Clint and Kate’s next series of adventures launches in March 2015. 

I’ll miss Fraction’s run, but I’m definitely looking forward to this.

(Source: comicbookresources.com, via makeyouanocean)

pyrrhiccomedy:

moniquill:

accioharo:

blackandyellowdoodles:

justacynicalirishman:

babyshibe:

doctorgaylove:

thecoppercow:

That Mysterious “S” Thing We Used to Draw (by the1janitor)

We used to draw this as kids and it’s always confused me. It still really bothers me tbh.

This is really creepy tbh.

yeah we used to draw these! around 2002. at the time i was told it was like the slipknot logo but now i know it’s totally not. but we did used to get in trouble for drawing them.

we never got in trouble with them. I had them all over my school planner lol. 

(We did call them ‘super S’) 

There’s this awesome book I read called ‘The People in the Playground’ which concerns the observations of an anthropologist on children’s folklore: the stuff that kids independently teach one another in school yards and playgrounds that has no real connection to adult lore and media. This is a great example of it, as are hand clapping and jump rope verses.


If you can finish the lines “Miss Mary Mack Mack Mack all dressed in black black black…” or ‘Hinky Pinky Ponky, Daddy had a donkey…”or “Miss Suzy had a steamboat…” or “Engine Engine number nine…”

stop and think about where you learned them.


It probably wasn’t from an adult or out of a book or in any formal way. It was from another kid; someone a grade ahead of you or someone’s older sibling or something. Who learned it the same way.

This is CHILD lore. Sometimes a fad will come and go in a single age cohort, sometimes it’ll last for generations. It’s kind of awesome.

The idea of child lore and a distinct child culture is really interesting, especially when you consider that children have a few traditions that go back hundreds of years.

For example: did you ever play “Quaker’s meeting?” Quaker’s meeting has begun, no more laughter, no more fun…that dates back two centuries

And of course there’s “Ring around the rosie,” which goes all the way back to the time of the black plague.

Children pass these things down among themselves as part of a legacy they lack the context to fully understand; but you could say the same thing about most adult traditions.

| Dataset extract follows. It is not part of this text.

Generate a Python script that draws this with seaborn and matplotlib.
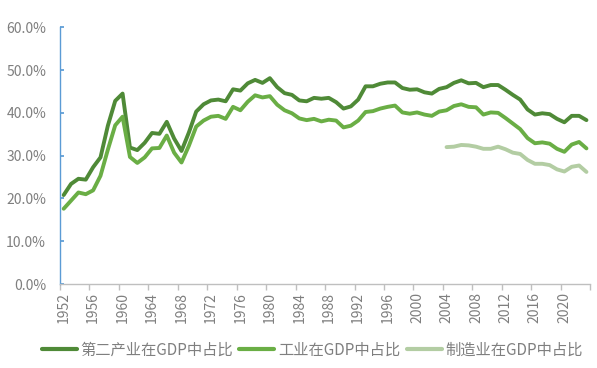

That unbroken chain of shared knowledge connects their play to the play of children from hundreds of years ago, without any adult input or encouragement.

That’s cool.

When I was in elementary school, a kid in my grade had just moved from Texas to Colorado and taught us a game that was basically a variation on tag using some specific playground equipment. Nobody had ever played it before, but it caught on like wildfire, and soon, every kid at recess was lining up to play.

When I was in high school, I had to go back to my old elementary school for some reason or another, and walked past the playground to see a group of kids playing the same game. It had been over ten years since that single kid in my class taught this game, and now kids who were too young to even have siblings in high school were playing it.


Another thing like this is “circle circle, dot dot, now I’ve got a cootie shot.” Everyone I know knew this as a kid, even with variations from kids from Europe. WE DIDN’T HAVE THE INTERNET THEN. Was this just a product of a kid moving, teaching it to their new school, and that same cycle repeating?